Hemos retomado las clases y he vuelto a mi palomar belga. Esta vez, no todas las plantas están allí para recibirme. A cambio, me esperaba en el contestador automático un mensaje del viejo Roger.
Hablar de «el viejo Roger» es quitarle años. Me pide que lo llame cuando escuche el mensaje. Yo paso varios días pensando en si llamarle o no llamarle, y en el interín me escribe él un correo electrónico. Advierto que lo reproduzco íntegro y sin cambiar una coma, para que no se piense que me atribuyo el mérito de haber confeccionado un trozo de prosa tan desternillante:
«Hols.
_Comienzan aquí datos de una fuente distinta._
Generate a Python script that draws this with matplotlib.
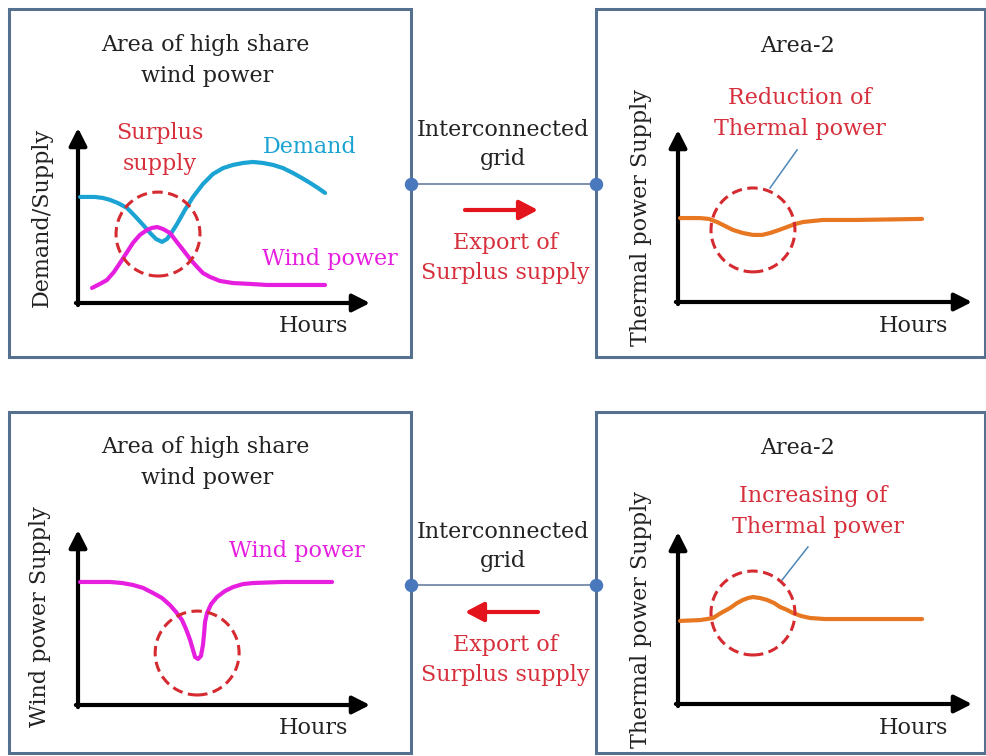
import numpy as np
import matplotlib
matplotlib.use("Agg")
import matplotlib.pyplot as plt
from matplotlib.patches import Rectangle, FancyArrowPatch

# Curvas esquemáticas (unidades arbitrarias 0-100 en cada mini gráfico)
# Panel superior izquierdo: demanda y eólica
dem_x = [0.7, 3.4, 5.8, 8.6, 11.0, 13.7, 16.8, 19.5, 22.3, 24.7, 26.7, 28.8, 30.5, 32.2, 33.9, 36.6,
         39.4, 42.8, 46.2, 49.7, 53.1, 56.5, 59.9, 63.4, 66.8, 70.2, 73.6, 76.7, 79.5, 82.2, 84.6]
dem_y = [60.6, 60.6, 60.6, 60.0, 58.9, 57.1, 54.3, 49.7, 44.6, 40.0, 36.6, 34.9, 36.6, 40.6, 45.1, 53.1,
         60.6, 68.0, 73.7, 77.1, 78.9, 80.0, 80.6, 80.0, 78.9, 77.1, 74.3, 71.4, 68.6, 65.7, 62.9]
wind1_x = [4.8, 7.5, 9.9, 12.3, 14.4, 16.8, 18.8, 21.2, 23.6, 25.3, 27.1, 29.1, 31.5, 33.6, 36.0,
           38.4, 40.8, 42.8, 45.2, 48.6, 53.1, 58.9, 64.7, 76.0, 84.6]
wind1_y = [8.6, 10.9, 13.1, 17.7, 22.9, 29.1, 34.3, 38.9, 41.7, 42.9, 43.4, 42.3, 40.0, 35.4, 30.3,
           25.1, 20.6, 17.1, 14.9, 12.6, 11.4, 10.9, 10.3, 10.3, 10.3]

# Panel superior derecho: térmica (reducción)
therm1_x = [0.7, 7.5, 10.5, 13.3, 16.0, 18.7, 22.1, 25.5, 28.6, 31.3, 34.4, 37.1, 39.8, 42.5, 45.9, 49.3, 60.9, 83.0]
therm1_y = [48.8, 48.8, 48.3, 46.5, 44.2, 41.9, 40.1, 39.0, 39.0, 40.1, 41.9, 43.6, 45.3, 46.5, 47.1, 47.7, 47.7, 48.3]

# Panel inferior izquierdo: eólica con caída
wind2_x = [0.7, 11.0, 15.1, 18.8, 22.3, 25.7, 28.8, 31.5, 33.6, 35.6, 37.0, 38.4, 39.4, 40.1, 41.1, 42.1,
           42.8, 43.2, 43.5, 44.2, 45.6, 47.6, 50.3, 53.1, 56.5, 59.9, 70.2, 87.0]
wind2_y = [70.3, 70.3, 69.7, 68.6, 66.9, 64.0, 61.1, 57.1, 53.1, 48.6, 43.4, 37.1, 31.4, 27.4, 26.3, 28.0,
           34.3, 41.1, 47.4, 52.6, 57.7, 61.7, 65.1, 67.4, 69.1, 69.7, 70.3, 70.3]

# Panel inferior derecho: térmica (aumento)
therm2_x = [0.7, 7.5, 9.9, 11.9, 14.6, 17.7, 20.1, 22.1, 23.8, 25.5, 27.9, 30.3, 32.7, 34.7, 37.1,
            39.1, 41.8, 44.9, 50.0, 55.1, 83.0]
therm2_y = [48.3, 48.8, 49.4, 50.0, 52.9, 55.8, 58.7, 60.5, 61.6, 62.2, 61.6, 60.5, 58.7, 56.4, 54.7,
            52.9, 51.2, 50.0, 49.4, 49.4, 49.4]

# Centros de los círculos punteados
circ_tl = (27.4, 39.4)
circ_tr = (25.5, 41.9)
circ_bl = (40.8, 29.7)
circ_br = (25.5, 52.9)

W, H = 987, 756
FONT = "DejaVu Serif"
FS = 16
DARK = "#222222"
RED_TXT = "#d6303c"
CYAN = "#1aa3d3"
MAGENTA = "#e61ee0"
ORANGE = "#e87722"
FRAME = "#56708f"
CIRC = "#d42a30"

fig = plt.figure(figsize=(W / 100, H / 100), dpi=100)
base = fig.add_axes([0, 0, 1, 1])
base.set_xlim(0, W)
base.set_ylim(H, 0)
base.axis("off")


def px_axes(x0, x1, ytop, ybot):
    ax = fig.add_axes([x0 / W, 1 - ybot / H, (x1 - x0) / W, (ybot - ytop) / H])
    ax.set_xlim(0, 100)
    ax.set_ylim(0, 100)
    ax.axis("off")
    # ejes con flecha
    for xy, xyt in [((100, 0), (-0.72, 0)), ((0, 100), (0, -1.2))]:
        ax.add_patch(FancyArrowPatch(xyt, xy, arrowstyle="-|>,head_length=0.75,head_width=0.38",
                                     mutation_scale=14, lw=3, color="black",
                                     shrinkA=0, shrinkB=0, clip_on=False))
    return ax


def circle(ax, c):
    ax.scatter([c[0]], [c[1]], s=3650, facecolors="none", edgecolors=CIRC,
               linewidths=2.2, linestyles=(0, (3.4, 1.8)), clip_on=False, zorder=3)


def curve(ax, x, y, color):
    ax.plot(x, y, color=color, lw=3, solid_capstyle="round", solid_joinstyle="round")


def txt(x, y, s, color=DARK, rot=0):
    base.text(x, y, s, ha="center", va="center", fontsize=FS, family=FONT,
              color=color, rotation=rot)


# Marcos
for x0, y0, x1, y1 in [(9, 9, 411, 357), (596, 9, 985, 357), (9, 412, 411, 753), (596, 412, 985, 753)]:
    base.add_patch(Rectangle((x0, y0), x1 - x0, y1 - y0, fill=False, ec=FRAME, lw=2.2))

# Red interconectada
for yl in (184, 585):
    base.plot([411, 596], [yl, yl], color="#7d92ad", lw=1.4)
    base.scatter([411, 596], [yl, yl], s=75, color="#4a78bd", zorder=4)

arrow_style = "-|>,head_length=0.8,head_width=0.42"
base.add_patch(FancyArrowPatch((465, 210), (538, 210), arrowstyle=arrow_style,
                               mutation_scale=14, lw=3, color="#e3141b", shrinkA=0, shrinkB=0))
base.add_patch(FancyArrowPatch((538, 612), (465, 612), arrowstyle=arrow_style,
                               mutation_scale=14, lw=3, color="#e3141b", shrinkA=0, shrinkB=0))

for dy in (0, 402):
    txt(503, 130 + dy, "Interconnected")
    txt(503, 159 + dy, "grid")
    txt(505, 243 + dy, "Export of", RED_TXT)
    txt(505, 273 + dy, "Surplus supply", RED_TXT)
    txt(205, 45 + dy, "Area of high share")
    txt(207, 76 + dy, "wind power")
    txt(797, 46 + dy, "Area-2")
    txt(313, 326 + dy, "Hours")
    txt(913, 326 + dy, "Hours")
    txt(641, 217 + dy, "Thermal power Supply", rot=90)

txt(42, 217, "Demand/Supply", rot=90)
txt(40, 617, "Wind power Supply", rot=90)
txt(160, 133, "Surplus", RED_TXT)
txt(160, 164, "supply", RED_TXT)
txt(310, 147, "Demand", CYAN)
txt(330, 259, "Wind power", MAGENTA)
txt(800, 98, "Reduction of", RED_TXT)
txt(800, 129, "Thermal power", RED_TXT)
txt(297, 551, "Wind power", MAGENTA)
txt(813, 496, "Increasing of", RED_TXT)
txt(818, 527, "Thermal power", RED_TXT)

# Panel superior izquierdo
ax1 = px_axes(78, 370, 128, 303)
curve(ax1, dem_x, dem_y, CYAN)
curve(ax1, wind1_x, wind1_y, MAGENTA)
circle(ax1, circ_tl)

# Panel superior derecho
ax2 = px_axes(678, 972, 130, 302)
curve(ax2, therm1_x, therm1_y, ORANGE)
circle(ax2, circ_tr)
ax2.plot([31.3, 40.5], [66.3, 88.4], color="#4d86b8", lw=1.1)

# Panel inferior izquierdo
ax3 = px_axes(78, 370, 530, 705)
curve(ax3, wind2_x, wind2_y, MAGENTA)
circle(ax3, circ_bl)

# Panel inferior derecho
ax4 = px_axes(678, 972, 532, 704)
curve(ax4, therm2_x, therm2_y, ORANGE)
circle(ax4, circ_br)
ax4.plot([35.4, 44.2], [72.1, 91.3], color="#4d86b8", lw=1.1, clip_on=False)

fig.savefig("out.png", dpi=100)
Álvaro. ¿cómo estás y donde estás?
»Yoen Lieja enmisemana de citas médicASTODAESTASEMAAN.
»lUEGO,VACÍO PORQUE SEENBAJÓLA VISTA DAMÉTICEEMRE APREMA LLEGUÉ, SUPOMGO QUE MÑANA LA OFTALMÓLOGA HRÁ LAS MECICIOMES Y LUEGOME FABRICARA´M UNOS LETES FORTÍSIMOS,Hasat que tremunende hacerlome voy aencontrardiacapcitado.
»Por favor,llamame amu clular apenas regreses (04917450 22 . favorinsitir aunque te comteteel comtestadop,porque mi aparato suem solo vecs y débilmemte.
»nabrazo, saludos atu familia».
El mensaje es un grito de ayuda. Un grito tartamudo, pero grito al fin y al cabo. Llamo al número de móvil que pone el mensaje. Lo coge una persona que no ha oído hablar nunca de Roger D.
Doy con su verdadero teléfono, lo llamo y quedamos en vernos en mi siguiente viaje belga, en el Café del Teatro. Lo encuentro cada vez más perdido en sus ropas, más encorvado bajo el peso de la gorrilla, más engullido por su chaqueta. Romain Gary escribió un precioso libro de relatos titulado Las aves van a morir a Perú; pero Roger lo desmiente volviendo siempre de Perú. Es un ave fénix de pana y espiguilla que resurge cada año de entre los posos del café. De los ojos ya está algo mejor: tiene uno que ve y otro que se malicia cosas.
El asunto de la donación de sus libros, que yo ya creía resuelto o cuando menos sentenciado, ha sufrido un percance grave. Resulta que cuando viene a Bélgica, Roger vive en un entresuelo de la casa que alguna vez fue suya, y que hoy pertenece a un sátrapa carente de principios que le amarga las estancias con travesuras propias de duendes familiares. Pues bien, la última faena de ese trasgo ha sido ocupar su garaje y arrumbar sin contemplaciones los libros que allí había, y que Roger tenía dispuestos conforme a cierta lógica difusa de intereses y proridades. Ahora habrá que proceder a una nueva revisión. Tendrá que ser, ay, cuando pase la pandemia... (Yo asiento cariacontecido).
Terminado el café, me tiende con mucho misterio un bolso de viaje que contiene cinco gruesos libracos. «Son para la biblioteca —dice, añadiendo de inmediato, admonitorio:— pero no se los des aún». Tres de ellos son ejemplares que tomó en préstamo el siglo pasado y que aún no ha devuelto. «Espera algunos años antes de llevárselos: no quiero que se den cuenta de que aún tengo otros muchos por devolver». Los que restan en la bolsa son los dos volúmenes de Don Quichotte en France, de Maurice Bardon: libros suyos, esta vez, de los que ya se siente con ánimo para desprenderse, y que lega graciosamente a la universidad, aunque la universidad, obviamente, ya tiene ejemplares de esta obra.
Me despido de Roger porque tengo tutorías.
—¿Y cuándo acabas?
—Tarde, muy tarde.
—Vaya, qué contrariedad. No tiene sentido que te espere, entonces.
—No, no creo, la verdad. ¡Qué le vamos a hacer!
En vista de eso, en un arranque que estos días tiene mucho de gallardo y temerario, Roger se va al cine, a ver qué echan.